-- Task brief --
Leave out all pictures. Return exactly the lines from the top of the material through the line containing "Chart.register(...registerables);".

-- Collected data --
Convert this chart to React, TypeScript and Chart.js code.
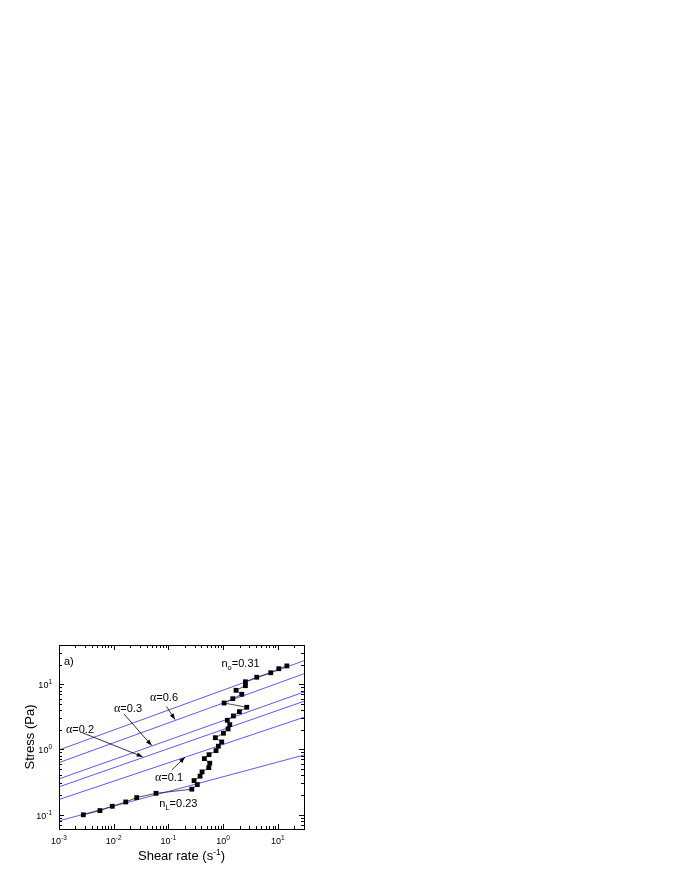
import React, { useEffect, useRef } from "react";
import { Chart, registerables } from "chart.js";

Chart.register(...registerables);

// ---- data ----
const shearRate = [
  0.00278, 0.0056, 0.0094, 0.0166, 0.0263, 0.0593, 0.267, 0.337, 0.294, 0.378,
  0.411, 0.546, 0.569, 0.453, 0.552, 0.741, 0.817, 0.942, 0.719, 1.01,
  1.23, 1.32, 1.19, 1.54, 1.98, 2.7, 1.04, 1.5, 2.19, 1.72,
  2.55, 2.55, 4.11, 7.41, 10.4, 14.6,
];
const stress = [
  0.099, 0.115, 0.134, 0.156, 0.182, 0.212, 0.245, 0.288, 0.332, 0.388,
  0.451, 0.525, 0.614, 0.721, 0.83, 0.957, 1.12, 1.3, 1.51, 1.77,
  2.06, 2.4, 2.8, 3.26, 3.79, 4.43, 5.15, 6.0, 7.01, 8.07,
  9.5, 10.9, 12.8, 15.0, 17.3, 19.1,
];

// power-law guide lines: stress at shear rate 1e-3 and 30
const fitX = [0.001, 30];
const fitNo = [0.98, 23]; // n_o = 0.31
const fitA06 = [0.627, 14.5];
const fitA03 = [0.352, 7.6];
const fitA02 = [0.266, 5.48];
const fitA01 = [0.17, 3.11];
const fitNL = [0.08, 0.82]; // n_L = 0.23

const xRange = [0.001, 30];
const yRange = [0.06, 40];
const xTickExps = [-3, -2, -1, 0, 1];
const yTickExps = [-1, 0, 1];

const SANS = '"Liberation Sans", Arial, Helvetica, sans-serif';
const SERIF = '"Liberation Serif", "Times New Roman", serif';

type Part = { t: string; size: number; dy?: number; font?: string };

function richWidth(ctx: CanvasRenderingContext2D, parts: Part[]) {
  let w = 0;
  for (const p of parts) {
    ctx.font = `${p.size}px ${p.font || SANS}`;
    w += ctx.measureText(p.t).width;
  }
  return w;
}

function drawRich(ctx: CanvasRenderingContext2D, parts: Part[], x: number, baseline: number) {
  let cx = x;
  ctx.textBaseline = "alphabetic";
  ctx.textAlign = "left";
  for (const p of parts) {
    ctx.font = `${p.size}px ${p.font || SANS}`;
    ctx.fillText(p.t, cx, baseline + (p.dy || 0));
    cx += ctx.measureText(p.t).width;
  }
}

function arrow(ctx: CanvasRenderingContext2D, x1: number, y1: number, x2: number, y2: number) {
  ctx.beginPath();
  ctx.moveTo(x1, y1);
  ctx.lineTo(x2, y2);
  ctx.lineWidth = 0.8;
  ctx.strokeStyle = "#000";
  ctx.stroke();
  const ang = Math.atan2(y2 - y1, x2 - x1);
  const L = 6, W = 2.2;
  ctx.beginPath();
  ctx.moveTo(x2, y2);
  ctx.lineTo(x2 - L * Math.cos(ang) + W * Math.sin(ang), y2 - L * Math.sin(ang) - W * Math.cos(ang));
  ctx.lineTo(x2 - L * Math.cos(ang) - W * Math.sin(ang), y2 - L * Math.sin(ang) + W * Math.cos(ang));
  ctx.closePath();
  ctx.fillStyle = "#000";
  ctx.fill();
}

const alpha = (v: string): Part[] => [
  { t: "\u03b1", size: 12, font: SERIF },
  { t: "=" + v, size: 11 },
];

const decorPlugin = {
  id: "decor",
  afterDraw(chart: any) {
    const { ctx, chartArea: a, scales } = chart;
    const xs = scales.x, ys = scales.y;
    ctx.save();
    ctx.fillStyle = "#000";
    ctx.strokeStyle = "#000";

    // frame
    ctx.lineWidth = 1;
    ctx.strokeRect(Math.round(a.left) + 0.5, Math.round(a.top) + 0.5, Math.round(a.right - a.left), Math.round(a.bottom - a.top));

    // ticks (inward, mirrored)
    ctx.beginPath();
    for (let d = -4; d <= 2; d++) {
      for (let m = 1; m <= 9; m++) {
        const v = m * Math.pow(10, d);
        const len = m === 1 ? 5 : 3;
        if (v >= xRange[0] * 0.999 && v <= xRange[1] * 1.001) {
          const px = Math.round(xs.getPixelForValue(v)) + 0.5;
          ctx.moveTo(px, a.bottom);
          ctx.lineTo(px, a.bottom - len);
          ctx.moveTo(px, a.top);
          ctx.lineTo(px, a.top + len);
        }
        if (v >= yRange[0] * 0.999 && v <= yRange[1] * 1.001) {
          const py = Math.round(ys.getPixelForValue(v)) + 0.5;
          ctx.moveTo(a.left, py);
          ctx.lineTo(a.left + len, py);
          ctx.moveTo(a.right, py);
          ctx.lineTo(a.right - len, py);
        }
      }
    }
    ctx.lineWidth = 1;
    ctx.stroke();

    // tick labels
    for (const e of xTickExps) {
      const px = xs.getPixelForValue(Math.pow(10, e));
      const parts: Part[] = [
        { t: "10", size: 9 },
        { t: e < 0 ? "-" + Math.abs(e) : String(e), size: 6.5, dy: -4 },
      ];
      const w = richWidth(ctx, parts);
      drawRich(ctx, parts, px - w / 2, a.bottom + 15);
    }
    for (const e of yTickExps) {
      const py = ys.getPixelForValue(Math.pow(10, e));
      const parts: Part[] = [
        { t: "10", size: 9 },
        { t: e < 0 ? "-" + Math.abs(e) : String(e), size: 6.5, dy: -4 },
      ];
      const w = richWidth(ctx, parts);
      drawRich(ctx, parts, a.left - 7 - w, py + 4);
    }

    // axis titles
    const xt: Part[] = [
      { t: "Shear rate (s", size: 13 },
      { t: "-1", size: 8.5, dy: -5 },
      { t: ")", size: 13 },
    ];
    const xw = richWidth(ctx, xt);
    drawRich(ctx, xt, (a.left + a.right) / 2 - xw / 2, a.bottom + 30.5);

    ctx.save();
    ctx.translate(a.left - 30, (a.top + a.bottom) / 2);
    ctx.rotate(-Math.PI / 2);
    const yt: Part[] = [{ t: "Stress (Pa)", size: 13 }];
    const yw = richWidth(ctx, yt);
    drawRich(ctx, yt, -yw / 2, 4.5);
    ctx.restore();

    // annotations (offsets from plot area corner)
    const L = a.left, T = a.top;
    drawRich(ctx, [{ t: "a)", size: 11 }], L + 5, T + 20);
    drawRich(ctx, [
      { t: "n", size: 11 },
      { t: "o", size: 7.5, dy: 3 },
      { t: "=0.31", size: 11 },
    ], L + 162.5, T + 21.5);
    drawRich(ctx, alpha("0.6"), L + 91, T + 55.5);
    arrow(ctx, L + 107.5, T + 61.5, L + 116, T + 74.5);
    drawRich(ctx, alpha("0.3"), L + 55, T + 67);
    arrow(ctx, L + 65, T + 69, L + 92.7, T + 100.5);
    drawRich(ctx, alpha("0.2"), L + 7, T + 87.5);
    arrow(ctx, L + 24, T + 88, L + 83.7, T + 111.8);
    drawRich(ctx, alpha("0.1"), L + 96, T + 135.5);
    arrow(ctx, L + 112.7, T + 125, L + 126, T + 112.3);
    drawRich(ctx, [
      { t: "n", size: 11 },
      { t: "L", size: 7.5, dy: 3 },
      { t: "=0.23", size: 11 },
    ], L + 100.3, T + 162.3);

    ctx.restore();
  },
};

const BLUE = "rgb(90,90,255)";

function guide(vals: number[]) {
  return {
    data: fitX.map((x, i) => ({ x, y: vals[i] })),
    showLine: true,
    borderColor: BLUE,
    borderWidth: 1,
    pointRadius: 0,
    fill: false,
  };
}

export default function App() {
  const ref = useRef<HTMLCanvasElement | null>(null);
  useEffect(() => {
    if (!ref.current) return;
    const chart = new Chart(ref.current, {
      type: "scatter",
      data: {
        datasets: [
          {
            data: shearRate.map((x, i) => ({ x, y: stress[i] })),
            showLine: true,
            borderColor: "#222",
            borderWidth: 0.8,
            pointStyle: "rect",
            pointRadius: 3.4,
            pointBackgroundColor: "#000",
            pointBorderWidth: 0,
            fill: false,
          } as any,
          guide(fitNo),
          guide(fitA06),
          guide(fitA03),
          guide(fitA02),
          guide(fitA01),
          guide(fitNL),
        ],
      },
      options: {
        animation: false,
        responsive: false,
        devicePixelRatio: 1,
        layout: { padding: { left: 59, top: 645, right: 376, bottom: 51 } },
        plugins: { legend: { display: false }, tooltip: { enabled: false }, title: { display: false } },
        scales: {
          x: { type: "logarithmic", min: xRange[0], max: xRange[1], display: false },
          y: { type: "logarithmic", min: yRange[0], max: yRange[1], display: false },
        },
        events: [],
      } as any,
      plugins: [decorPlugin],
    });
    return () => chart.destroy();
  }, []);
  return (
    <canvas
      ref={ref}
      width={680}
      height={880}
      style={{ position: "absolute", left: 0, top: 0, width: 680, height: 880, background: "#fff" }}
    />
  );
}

-- Written solution --
Convert this chart to React, TypeScript and Chart.js code.
import React, { useEffect, useRef } from "react";
import { Chart, registerables } from "chart.js";

Chart.register(...registerables);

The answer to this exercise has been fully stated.